XeTeX has, over the past few years, made using TeX with multiple fonts and UTF-8 input easy. The work-flow using XeTeX is very much more accessible than the routes needed using pdfTeX or TeX82. So I’m sure that many people, like me, use XeTeX whenever they want to use arbitrary fonts or to write anything which doesn’t use western European characters.
XeTeX is based on e-TeX, which means it has a number of primitives which were not present in TeX82, but are present in e-TeX itself or in pdfTeX (which also includes the e-TeX primitives). However, e-TeX was finalised over ten years ago, and since then the pdfTeX team have added a number of new primitives, many related directly to PDF output. At the same time, XeTeX includes its own new or extended primitive functions, in this case focussed on UTF input.
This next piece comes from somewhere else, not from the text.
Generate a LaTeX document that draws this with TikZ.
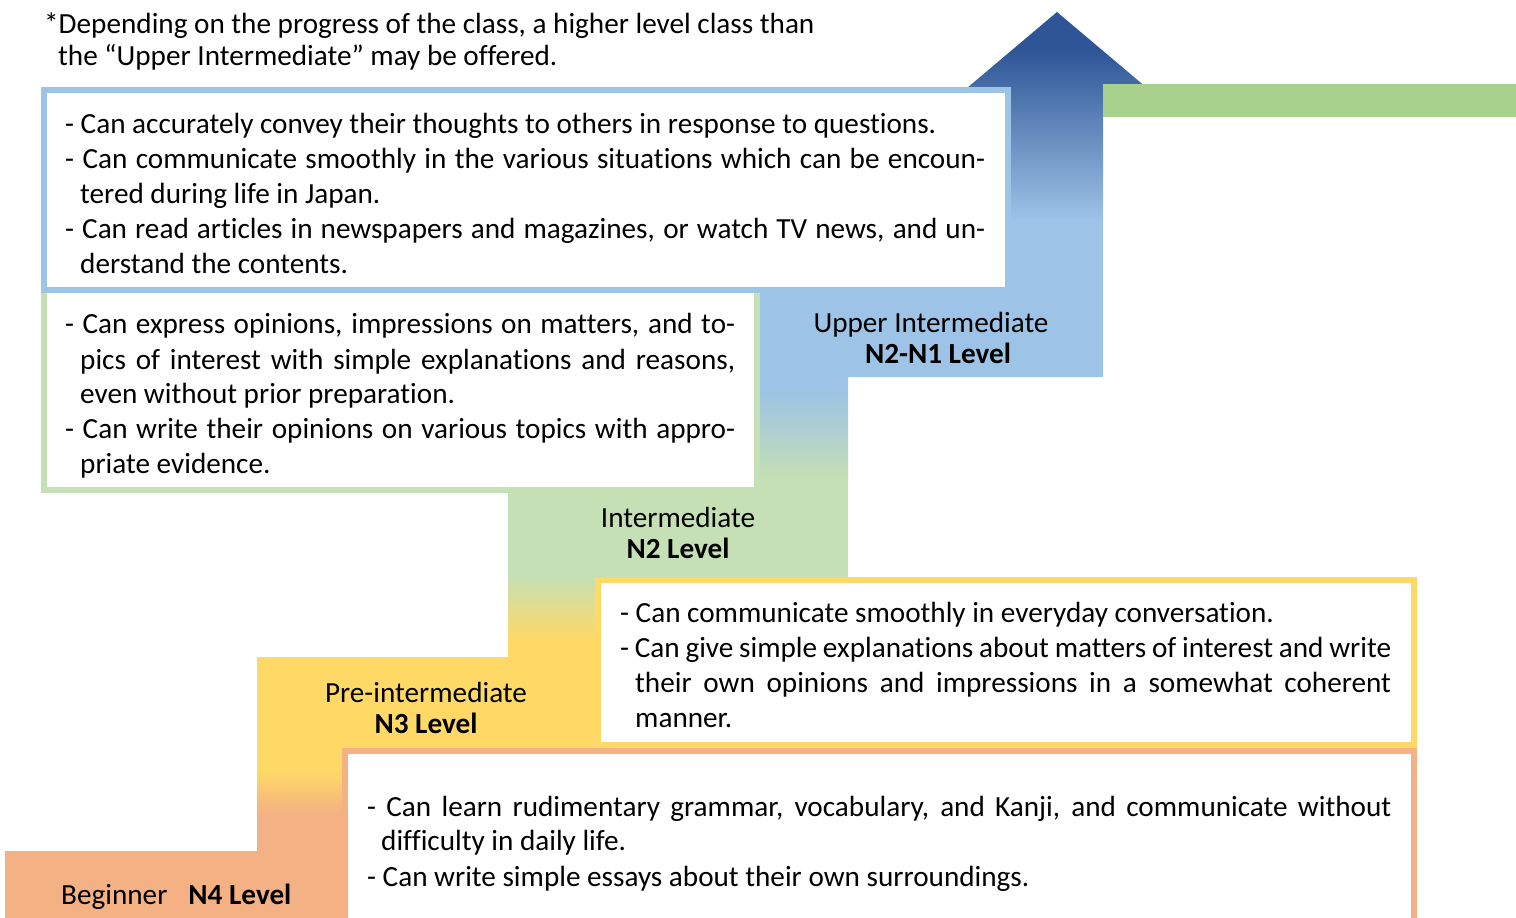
\documentclass[tikz,border=0pt]{standalone}
\usepackage{fontspec}
\setmainfont{Carlito}[Ligatures=NoCommon]
\definecolor{cOr}{HTML}{F4B183}
\definecolor{cYe}{HTML}{FFD966}
\definecolor{cGr}{HTML}{C5E0B4}
\definecolor{cBl}{HTML}{9DC3E6}
\definecolor{cDk}{HTML}{2F5597}
\definecolor{cBar}{HTML}{A9D18E}
\pgfdeclareverticalshading{stairs}{100bp}{color(0bp)=(cOr); color(30.79bp)=(cOr); color(33.17bp)=(cYe); color(40.34bp)=(cYe); color(43.93bp)=(cGr); color(49.17bp)=(cGr); color(54.14bp)=(cBl); color(63.52bp)=(cBl); color(72.9bp)=(cDk); color(100bp)=(cDk)}
\newcommand\jline[2]{\makebox[#1pt][s]{#2}}
\newcommand\bodyfont{\fontsize{29.2}{35}\selectfont}
\begin{document}
\begin{tikzpicture}[x=1pt,y=1pt,
  txt/.style={anchor=base west, inner sep=0pt, font=\bodyfont},
  lbl/.style={anchor=base, inner sep=0pt, font=\bodyfont},
  lblb/.style={anchor=base, inner sep=0pt, font=\bodyfont\bfseries},
  box/.style={line width=6pt, fill=white},
  boxb/.style={box, draw=cBl},
  boxg/.style={box, draw=cGr},
  boxy/.style={box, draw=cYe},
  boxo/.style={box, draw=cOr}]
\useasboundingbox (0,0) rectangle (1516,-918);
% staircase arrow
\shade[shading=stairs] (5,-918) -- (5,-851) -- (257,-851) -- (257,-657) -- (508,-657) -- (508,-493) -- (760,-493) -- (760,-290) -- (1011,-290) -- (1011,-88) -- (967,-88) -- (1057,-12) -- (1147,-88) -- (1103,-88) -- (1103,-377) -- (848,-377) -- (848,-578) -- (700,-578) -- (700,-760) -- (400,-760) -- (400,-918) -- cycle;
\fill[cBar] (1103,-84) rectangle (1516,-117);
% boxes
\draw[boxg] (44,-290) rectangle (757,-490);
\draw[boxb] (44,-90) rectangle (1008,-290);
\draw[boxy] (598,-580) rectangle (1414,-745);
\draw[boxo] (345,-751) rectangle (1414,-930);
% note
\node[txt] (n1) at (44,-33) {*Depending on the progress of the class, a higher level class than};
\node[txt] (n2) at (58,-65) {the “Upper Intermediate” may be offered.};
% upper intermediate box
\node[txt] (a1) at (65,-133) {- Can accurately convey their thoughts to others in response to questions.};
\node[txt] (a2) at (65,-168) {\jline{920}{- Can communicate smoothly in the various situations which can be encoun-}};
\node[txt] (a3) at (80,-203) {tered during life in Japan.};
\node[txt] (a4) at (65,-238) {\jline{920}{- Can read articles in newspapers and magazines, or watch TV news, and un-}};
\node[txt] (a5) at (80,-273) {derstand the contents.};
% intermediate box
\node[txt] (b1) at (65,-333) {\jline{670}{- Can express opinions, impressions on matters, and to-}};
\node[txt] (b2) at (80,-369) {\jline{655}{pics of interest with simple explanations and reasons,}};
\node[txt] (b3) at (80,-403) {even without prior preparation.};
\node[txt] (b4) at (65,-438) {\jline{670}{- Can write their opinions on various topics with appro-}};
\node[txt] (b5) at (80,-473) {priate evidence.};
% pre-intermediate box
\node[txt] (c1) at (620,-622) {- Can communicate smoothly in everyday conversation.};
\node[txt] (c2) at (620,-657) {\jline{771}{- Can give simple explanations about matters of interest and write}};
\node[txt] (c3) at (635,-692) {\jline{756}{their own opinions and impressions in a somewhat coherent}};
\node[txt] (c4) at (635,-727) {manner.};
% beginner box
\node[txt] (d1) at (367,-816) {\jline{1024}{- Can learn rudimentary grammar, vocabulary, and Kanji, and communicate without}};
\node[txt] (d2) at (381,-850) {difficulty in daily life.};
\node[txt] (d3) at (367,-886) {- Can write simple essays about their own surroundings.};
% level labels
\node[lbl] (u1) at (931,-332) {Upper Intermediate};
\node[lblb] (u2) at (938,-363) {N2-N1 Level};
\node[lbl] (i1) at (678,-527) {Intermediate};
\node[lblb] (i2) at (678,-558) {N2 Level};
\node[lbl] (p1) at (426,-702) {Pre-intermediate};
\node[lblb] (p2) at (426,-733) {N3 Level};
\node[txt] (g1) at (61,-904) {Beginner\hspace{21pt}\textbf{N4 Level}};
\end{tikzpicture}
\end{document}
For the most part this does not concern people as things work fine.
Recently, there has been some testing of the current LaTeX3 code with XeTeX (and older versions of pdfTeX, which don’t have all of the newer primitives). LaTeX3 requires the e-TeX extensions, which are as I said available with any modern TeX engine. However, when it’s available LaTeX3 also uses the
\pdstrcmp primitive: this is only present in newer versions of pdfTeX. For those people not familiar with
\pdstrcmp, it allows you to do string comparisons of text (not token comparisons), and in an expandable manner. This is very useful, and much better than doing things without it; with no
\pdfstrcmp, comparisons are not expandable. It became clear that there is a danger of some things working when using newer versions of pdfTeX, but failing with older ones or with XeTeX. Older versions of pdfTeX is one thing (the advice can simply be ‘sorry, you’ll have to update your pdfTeX’), but failing with XeTeX is simply no acceptable. After a bit of discussion, the best solution seemed to be to talk to Jonathan Kew about getting a very small number of ‘new’ pdfTeX primitives into XeTeX.
At the moment, things are still under discussion, but the list of additional primitives is going to be small (somewhere between 2 and 5 seems likely). I think it’s giving nothing away to say that
\pdfstrcmp is one that really is needed (although the name might be an issue!). Another likely candidate is
\ifincsname, which looks handy and also not too complex to implement. There are a few other suggestions, but I’m not sure just yet what will be really needed, as opposed to nice to have. What is clear is that this is a one-off request. Once these small gaps are filled, LaTeX3 will not be using other primitives for general functions. I’m not sure how long it will take to finalise things, both for the team to agree on what is needed and for Jonathan Kew to do the hard work, but I’d imagine weeks not longer.